Improving the depth of coverage in membrane proteomic studies through the use of lipid-based protein immobilization technology in parallel with methanol-facilitated solubilisationElectronic supplementary information (ESI) available: Plasma membrane protein identifications from human bone marrow mesenchymal stem cells (Table S1) and human dermal fibroblasts (Table S2). See DOI: 10.1039/b9ay00267g

Lipid-based protein immobilization (LPI) technology is a platform recently developed to facilitate shotgun membrane proteomic studies based on a nanotechnology framework. Proteoliposomes are generated from a membrane protein preparation. These proteoliposomes are immobilized onto an LPI chip and then subjected to proteolysis. The proteolytic peptides are then subjected to LC/MS analysis after fractionation by SCX chromatography. The focus of this study was to evaluate how the depth of coverage of the membrane proteome of a particular cell type varied as a function of the sample preparation method used. Human dermal fibroblasts (hDFs) and human bone marrow mesenchymal stem cells (BM-hMSCs) were subjected to membrane proteomic studies using two different sample preparation methods: LPI technology and methanol-facilitated solubilisation. The number of membrane proteins that could be identified from hDFs and BM-hMSCs using LC/MS was greater using LPI technology than it was using methanol-facilitated solubilisation. However, the number of membrane protein identifications that could be made for both hDFs and BM-hMSCs increased by ∼50% when both sample preparation methods were used in parallel and the MS/MS data was convolved together.
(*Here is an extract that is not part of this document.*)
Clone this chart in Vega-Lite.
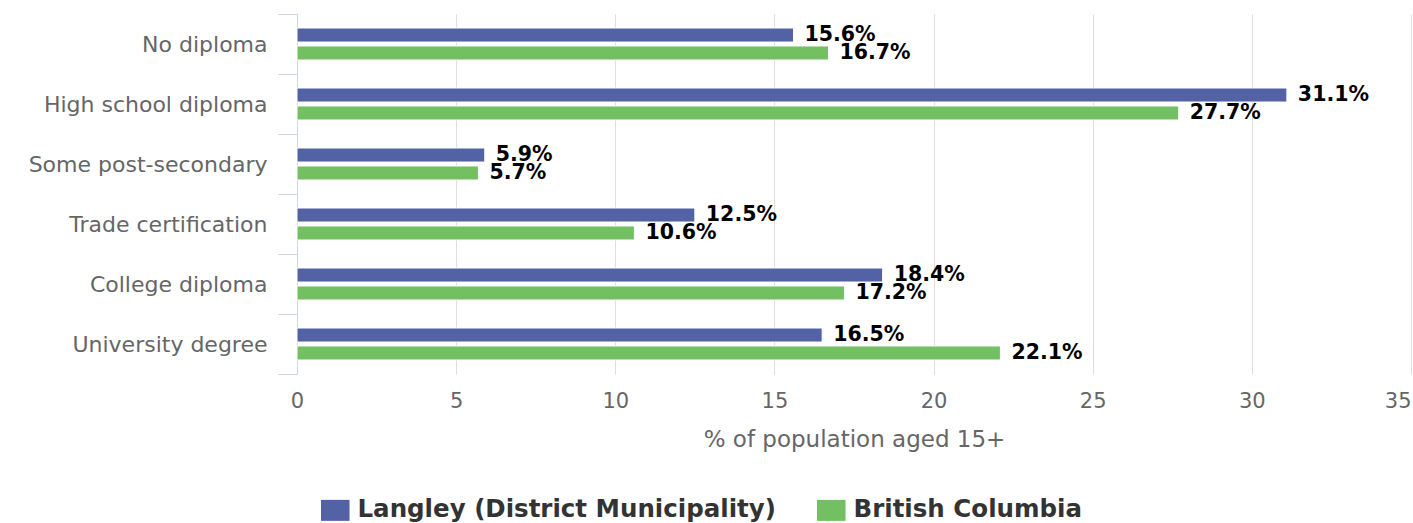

Therefore, LPI technology is a very useful technology for high-throughput shotgun membrane proteomic studies. However, in order to maximize the depth of membrane proteome coverage that can be attained for a given cell type, it is necessary to use multiple sample preparation methods in concert. Lipid-based protein immobilization (LPI) technology is used to characterize the membrane proteome of bone marrow mesenchymal stem cells and human dermal fibroblasts.